Le attività investigative, svolte dalla Guardia di Finanza di Lamezia, avrebbero consentito di far emergere che i due indagati, nella loro qualità di amministratori della società cooperativa Cantine Lento e Tenute Lento srl, avrebbero impiegato manodopera per le loro imprese, sottoponendo tredici lavoratori a condizioni di sfruttamento (corrispondendo retribuzioni – stando alle accuse – in modo palesemente difforme dai contratti collettivi nazionali e con la reiterata violazione della normativa nazionale relativa all’orario di lavoro ed alle ferie) ed approfittando del loro stato di bisogno, derivante dall’assenza di diverse opportunità occupazionali sul territorio.

Le indagini sono state avviate a seguito di una denuncia presentata alla Finanza da una delle vittime di sfruttamento ed hanno abbracciato l’arco temporale 2016-2021. Dalle indagini sarebbe emerso il solito cliché che sovente gli imprenditori di questo territorio adottano per l’impiego del personale: lavoro nero oppure retribuzioni inferiori rispetto a quelle previste dal Ccnl. In quest’ultimo caso, lo sfruttamento sarebbe stato anche “mascherato” ad arte. In particolare, gli elementi certificati in busta paga non corrispondevano alle reali prestazioni lavorative dei dipendenti, ma – per gli inquirenti – avevano lo scopo di dare fornire una parvenza di regolarità in caso di eventuali controlli degli organi competenti, poiché risultava una corrispondenza tra salario erogato e documentato in busta paga con i pagamenti effettuati. I dipendenti sarebbero stati quindi costretti a lavorare per 8/9 ore al giorno nei campi per 30 euro al giorno, prestazioni per le quali avrebbero dovuto percepire al netto circa 50 euro.
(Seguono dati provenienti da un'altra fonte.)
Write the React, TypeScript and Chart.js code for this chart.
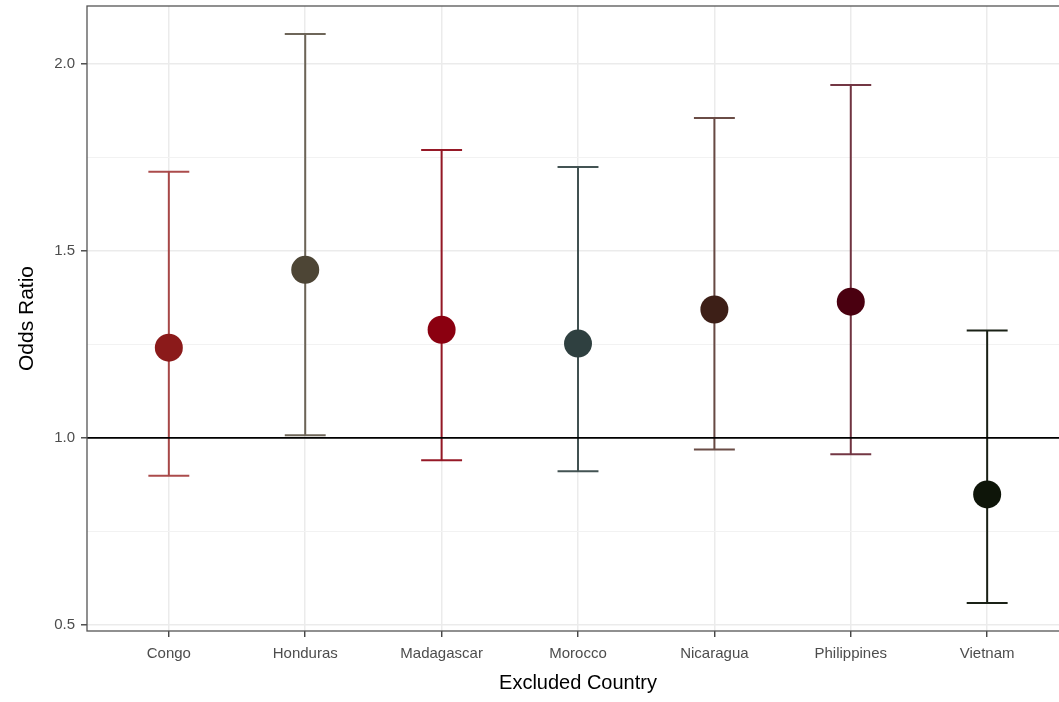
import React, { useEffect, useRef } from "react";
import { Chart, registerables } from "chart.js";

Chart.register(...registerables);

const countries = ["Congo", "Honduras", "Madagascar", "Morocco", "Nicaragua", "Philippines", "Vietnam"];
const oddsRatio = [1.241, 1.449, 1.289, 1.252, 1.343, 1.364, 0.849];
const lowerCI = [0.899, 1.007, 0.94, 0.911, 0.969, 0.956, 0.559];
const upperCI = [1.711, 2.079, 1.769, 1.724, 1.855, 1.943, 1.287];
const pointColors = ["#8B1A1A", "#4D4535", "#8B0010", "#2F4040", "#3D1F17", "#4A0010", "#0E1509"];
const barColors = [
  "rgba(150,30,30,0.8)",
  "rgba(85,75,60,0.85)",
  "rgba(139,0,16,0.9)",
  "rgba(47,64,64,0.9)",
  "rgba(80,45,38,0.85)",
  "rgba(90,20,35,0.85)",
  "rgba(14,21,9,0.95)",
];
const yMajorTicks = [0.5, 1.0, 1.5, 2.0];
const yMinorTicks = [0.75, 1.25, 1.75];
const referenceLine = 1.0;
const capHalfWidth = 0.15;

const FONT = "'Liberation Sans', Arial, Helvetica, sans-serif";

const errorBarPlugin = {
  id: "errorBars",
  beforeDatasetsDraw(chart: any) {
    const { ctx, scales, chartArea } = chart;
    const xs = scales.x;
    const ys = scales.y;
    ctx.save();
    ctx.beginPath();
    ctx.rect(chartArea.left, chartArea.top, chartArea.right - chartArea.left, chartArea.bottom - chartArea.top);
    ctx.clip();
    countries.forEach((_, i) => {
      const xv = i + 1;
      const x = xs.getPixelForValue(xv);
      const xl = xs.getPixelForValue(xv - capHalfWidth);
      const xr = xs.getPixelForValue(xv + capHalfWidth);
      const yl = ys.getPixelForValue(lowerCI[i]);
      const yu = ys.getPixelForValue(upperCI[i]);
      ctx.strokeStyle = barColors[i];
      ctx.lineWidth = 2;
      ctx.beginPath();
      ctx.moveTo(x, yl);
      ctx.lineTo(x, yu);
      ctx.moveTo(xl, yl);
      ctx.lineTo(xr, yl);
      ctx.moveTo(xl, yu);
      ctx.lineTo(xr, yu);
      ctx.stroke();
    });
    const yr = ys.getPixelForValue(referenceLine);
    ctx.strokeStyle = "#000000";
    ctx.lineWidth = 1.6;
    ctx.beginPath();
    ctx.moveTo(chartArea.left, yr);
    ctx.lineTo(chartArea.right, yr);
    ctx.stroke();
    ctx.restore();
  },
  afterDraw(chart: any) {
    const { ctx, chartArea } = chart;
    ctx.save();
    ctx.strokeStyle = "#555555";
    ctx.lineWidth = 1.3;
    ctx.strokeRect(chartArea.left, chartArea.top, chartArea.right - chartArea.left, chartArea.bottom - chartArea.top);
    ctx.restore();
  },
};

export default function App() {
  const ref = useRef<HTMLCanvasElement | null>(null);
  useEffect(() => {
    if (!ref.current) return;
    const data = countries.map((_, i) => ({ x: i + 1, y: oddsRatio[i] }));
    const chart = new Chart(ref.current, {
      type: "scatter",
      data: {
        datasets: [
          {
            data,
            pointRadius: 14,
            pointHoverRadius: 14,
            pointBorderWidth: 0,
            pointBackgroundColor: pointColors,
            pointBorderColor: pointColors,
          },
        ],
      },
      plugins: [errorBarPlugin],
      options: {
        animation: false,
        responsive: false,
        devicePixelRatio: 1,
        layout: { autoPadding: false, padding: { left: 0, top: 6, right: 3, bottom: 0 } },
        plugins: { legend: { display: false }, tooltip: { enabled: false } },
        scales: {
          x: {
            type: "linear",
            min: 0.4,
            max: 7.6,
            afterBuildTicks: (scale: any) => {
              scale.ticks = countries.map((_, i) => ({ value: i + 1 }));
            },
            afterFit: (scale: any) => {
              scale.height = 71;
              scale.paddingLeft = 0;
              scale.paddingRight = 0;
            },
            ticks: {
              autoSkip: false,
              maxRotation: 0,
              padding: 8,
              color: "#4D4D4D",
              font: { family: FONT, size: 15 },
              callback: (v: any) => countries[Math.round(Number(v)) - 1] ?? "",
            },
            grid: {
              color: "#EBEBEB",
              lineWidth: 1.5,
              drawTicks: true,
              tickLength: 6,
              tickColor: "#333333",
              tickWidth: 1.3,
            },
            border: { display: false },
            title: {
              display: true,
              text: "Excluded Country",
              color: "#000000",
              font: { family: FONT, size: 20 },
              padding: { top: 0, bottom: 7 },
            },
          },
          y: {
            type: "linear",
            min: 0.484,
            max: 2.154,
            afterBuildTicks: (scale: any) => {
              scale.ticks = [...yMajorTicks, ...yMinorTicks]
                .sort((a, b) => a - b)
                .map((v) => ({ value: v }));
            },
            afterFit: (scale: any) => {
              scale.width = 87;
              scale.paddingTop = 0;
              scale.paddingBottom = 0;
            },
            ticks: {
              autoSkip: false,
              padding: 6,
              color: "#4D4D4D",
              font: { family: FONT, size: 15 },
              callback: (v: any) => (yMajorTicks.includes(Number(v)) ? Number(v).toFixed(1) : ""),
            },
            grid: {
              color: (c: any) => (yMajorTicks.includes(c.tick?.value) ? "#EBEBEB" : "#F2F2F2"),
              lineWidth: (c: any) => (yMajorTicks.includes(c.tick?.value) ? 1.6 : 1),
              drawTicks: true,
              tickLength: 6,
              tickColor: (c: any) => (yMajorTicks.includes(c.tick?.value) ? "#333333" : "rgba(0,0,0,0)"),
              tickWidth: 1.3,
            },
            border: { display: false },
            title: {
              display: true,
              text: "Odds Ratio",
              color: "#000000",
              font: { family: FONT, size: 21 },
              padding: { top: 15, bottom: 0 },
            },
          },
        },
      },
    });
    return () => chart.destroy();
  }, []);
  return (
    <div style={{ position: "fixed", left: 0, top: 0, width: 1059, height: 702, overflow: "hidden", background: "#fff" }}>
      <canvas ref={ref} width={1072} height={702} style={{ display: "block" }} />
    </div>
  );
}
Ai lavoratori sfruttati, inoltre, sarebbero state concesse solo due settimane di ferie all’anno a fronte delle quattro previste ed in alcuni casi i periodi di ferie non sarebbero state nemmeno retribuiti.

I racconti dei lavoratori agli inquirenti, fanno emergere, ancora una volta la drammaticità delle condizioni che oggi, nel 2023, sono costretti ad accettare per potersi garantire un minimo di reddito, anche se gli indagati devono ritenersi innocenti fino a un’eventuale condanna passata in giudicato.